I play on euw, currently Silver I


----------



## Escher (Mar 16, 2014)

EUW potofgreed, currently SII, hyper noob. Mostly play Elise, Riven, Ezreal, feel free to add me =)


----------



## DeeDubb (Mar 16, 2014)

I'm on the Korean servers since moving to Korea... those guys are intense, haha.


----------



## lil polar bear (Mar 23, 2014)

NA, lil polar bear, silver 2, riven zed yasuo/ most melee ad casters. Add me if you want!


----------



## fatymid (Mar 24, 2014)

EUNE. I play since season 1, every role.


----------



## YddEd (Apr 1, 2014)

I play on OCE. My username is YddE0A and I main AP Akali Mid/Top.


----------



## Tim Major (Apr 1, 2014)

I don't play much anymore, I got demoted then decayed from plat 1 to play 4.

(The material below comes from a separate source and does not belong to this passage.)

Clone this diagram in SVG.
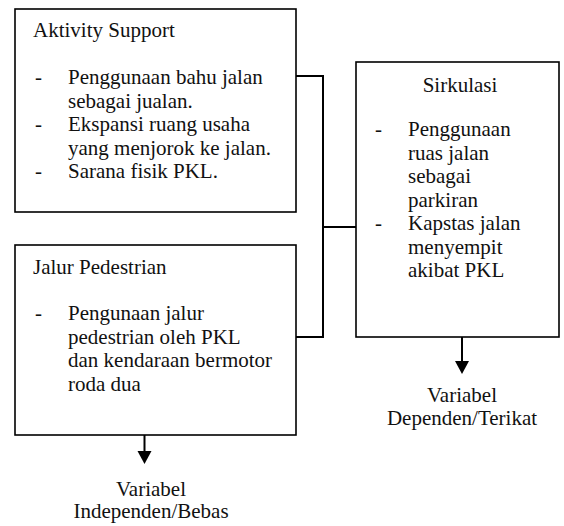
<svg xmlns="http://www.w3.org/2000/svg" width="564" height="526" viewBox="0 0 564 526">
<defs>
<style>
.box{fill:#fff;stroke:#000;stroke-width:1.6}
.tx{font-family:'Liberation Serif','Times New Roman',serif;font-size:21px;fill:#111}
.c{text-anchor:middle}
.ln{fill:none;stroke:#000;stroke-width:2}
.ah{fill:#000}
</style>
</defs>
<rect width="564" height="526" fill="#fff"/>
<g id="connectors">
<path class="ln" d="M296,76 H323 V337 H296"/>
<path class="ln" d="M323,227 H356"/>
<path class="ln" d="M144.5,435 V452"/>
<path class="ah" d="M137.5,451 L151.5,451 L144.5,464 Z"/>
<path class="ln" d="M462,337 V362"/>
<path class="ah" d="M455,361 L469,361 L462,374 Z"/>
</g>
<g id="aktivity">
<rect class="box" x="15" y="9" width="281" height="203"/>
<text class="tx" x="33" y="37">Aktivity Support</text>
<text class="tx" x="35" y="84">-</text>
<text class="tx" x="68" y="84">Penggunaan bahu jalan</text>
<text class="tx" x="68" y="107.5">sebagai jualan.</text>
<text class="tx" x="35" y="131">-</text>
<text class="tx" x="68" y="131">Ekspansi ruang usaha</text>
<text class="tx" x="68" y="154.5">yang menjorok ke jalan.</text>
<text class="tx" x="35" y="178">-</text>
<text class="tx" x="68" y="178">Sarana fisik PKL.</text>
</g>
<g id="jalur">
<rect class="box" x="15" y="245" width="281" height="190"/>
<text class="tx" x="33" y="274">Jalur Pedestrian</text>
<text class="tx" x="35" y="320">-</text>
<text class="tx" x="68" y="320">Pengunaan jalur</text>
<text class="tx" x="68" y="343.5">pedestrian oleh PKL</text>
<text class="tx" x="68" y="367">dan kendaraan bermotor</text>
<text class="tx" x="68" y="390.5">roda dua</text>
</g>
<g id="sirkulasi">
<rect class="box" x="356" y="62" width="203" height="275"/>
<text class="tx c" x="460" y="92">Sirkulasi</text>
<text class="tx" x="375" y="136">-</text>
<text class="tx" x="408" y="136">Penggunaan</text>
<text class="tx" x="408" y="159.5">ruas jalan</text>
<text class="tx" x="408" y="183">sebagai</text>
<text class="tx" x="408" y="206.5">parkiran</text>
<text class="tx" x="375" y="230">-</text>
<text class="tx" x="408" y="230">Kapstas jalan</text>
<text class="tx" x="408" y="253.5">menyempit</text>
<text class="tx" x="408" y="277">akibat PKL</text>
</g>
<g id="label-independen">
<text class="tx c" x="151" y="496">Variabel</text>
<text class="tx c" x="151" y="518">Independen/Bebas</text>
</g>
<g id="label-dependen">
<text class="tx c" x="462" y="402">Variabel</text>
<text class="tx c" x="462" y="425">Dependen/Terikat</text>
</g>
</svg>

I'm on OCE, username: I Am Zyra


----------



## GhettiBoy (May 9, 2014)

I am currently on a hiatus, but before that i was Silver 2. During Season 3, I was Silver 1 before getting decayed to Silver 2 D:
I then had to start from Bronze 3 to Silver 2 in 3 months with limited time for playing.

On the Philippine servers, I am known as GhettiBoy.


----------



## MadaraMangekyou (May 11, 2014)

I play in LAS, i am Madara c, but i used to play in NA, until i got lvl 25, i'm currently 28, but you can see the great difference between NA an LAS, players skill and even honor, in LAS almost nobody gives honor, even wining the game, also, there are too many kids playing, so feeders appears! , also troll players, people who only like to annoy everybody, that affect the moral, guys!... well, i play in two roles most of the times, ADC and Top, the one who must make the difference, i sadly some times, tied my lane and the things in the opposite lane, get really bad, and we lost; i play in top with Darius, Nasus and Garen, in bot i choose Ashe, Vayne or Sivir, the built that i use is:
Nasus: Spiritual visage, Ravenous Hydra, Randuins Omen, Frozen Heart/Tornmail, Mercury Treads/Ninja Tabi, Banshee's veil/Warmogs armor (optional: Trinity force)
Darius: Sunfire Cap, Ravenous Hydra, Bloodthirster, Mercury Treads/Ninja Tabi, Maw of malmorthius, Guardian Angel (optional: Frozen Mallet)
Garen: Warmogs armor, Infinity Edge, Tornmail, Boots of Switness or Mercury Treads, Banshees Veil, Guardian angel (optional: Ravenous Hydra)
for the Adc: Infinity Edge, Berserker Graves, Blade of The Ruined King, Bloodthirsther, Phanton Dancer/Runaan's Hurricane, a Warmogs armor/Banshee's Veil


----------



## Tom606060 (Dec 5, 2015)

*Cubers that play League of Legends?*

Hi guys,

I haven't checked this forum in a few months now and still getting used to all the new records, cubes, comps, etc. (GJ Lucas, Keaton, and Collin) But I just wanted to share my new hobby with you guys, League of Legends. I know there is a small thread on it but it is outdated. So if anyone plays League of Legends please share your IGN, favorite champions, roles, and any background info about your LoL experience. 

I have been playing for a few months under the name "AbsoluteZeroQ" and I am ranked Silver V (ik pretty bad). I main the mid lane role and prefer to play assassins like zed, yasuo, and talon. I also recently picked up the ad carry and jungle roles, mainly playing Lee Sin and Tristana. If anyone is interested on how I got my name, there was a period of time where I couldn't lane a single Q on Lee Sin.

If anyone is wondering about League of Legends, I highly recommend you play it. It is completely free and lots of fun for when you are not cubing.


----------



## Quadrescence (Dec 16, 2015)

i play it im _*dingdongpringle*_ on league

UNBENCH THE KENCH!!!


----------